Another escape I used to implement (and still do at social functions) is to take regular trips to the bathroom, even if I didn’t have to use the facilities. I would simply go into a stall, sit down, and take a minute to do some breathing exercises, stretch, or close my eyes and escape to somewhere else for a minute. (It’s no secret that we introverts are big daydreamers!)
In the current climate, you can also excuse yourself to simply wash your hands. No one will be suspicious that you keep disappearing, because these are things that all people do. You can simply do them a little more as an introvert and use it as a mini-recharge period.
6. Practice box breathing (which you can do anywhere!).
Meditating and breathwork techniques can be overwhelming when you haven’t done them before, but box breathing is one of my favorites and is super easy to do.
Box breathing involves simply breathing in and out for four beats (silently counted in your head) and holding your breath for four beats in between — breathe in, hold, breathe out, hold, repeat. You close your eyes and imagine drawing the first line of a box, then each subsequent line until the box is completely formed in your mind. Continue breathing this way, drawing boxes, for as long as you can escape from people without your absence being noted.

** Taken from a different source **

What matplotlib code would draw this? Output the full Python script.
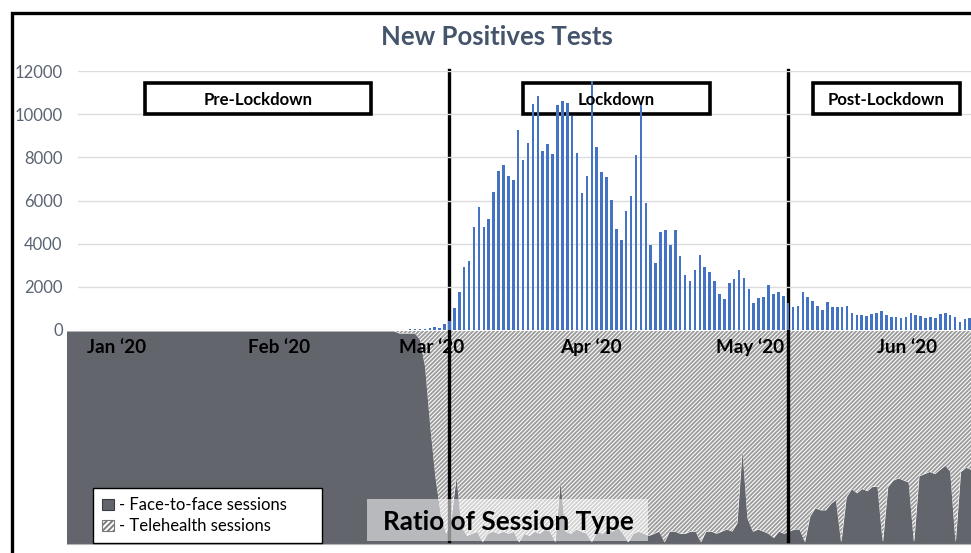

The breathing will help settle your nerves, but also help you escape to a place where there isn’t any chatter you have to be involved in. As an introvert, that is a dream for me. (I’m sure you can relate!)
7. Listen to an audiobook or podcast.
There is an almost unwritten rule not to talk to someone when they have headphones in (or on). As an introvert, I take advantage of this by wearing headphones in any moment I want to reclaim as a time to recharge.
Great times to sneak in mini-recharges are during commutes, on daily walks, and, recently, I have even started popping in headphones during my grocery shopping. I have an audiobook downloaded on my phone at any given time, and simply plug in my headphones and continue the chapter as I do the activity.
Listening to an audiobook keeps me out of conversations, allows me to mini-recharge, and I find that I’m “reading” more books than ever before. A complete win-win. If you’re into podcasts, that works, too. Anything that gets your mind out of the overwhelm you’re currently in will work.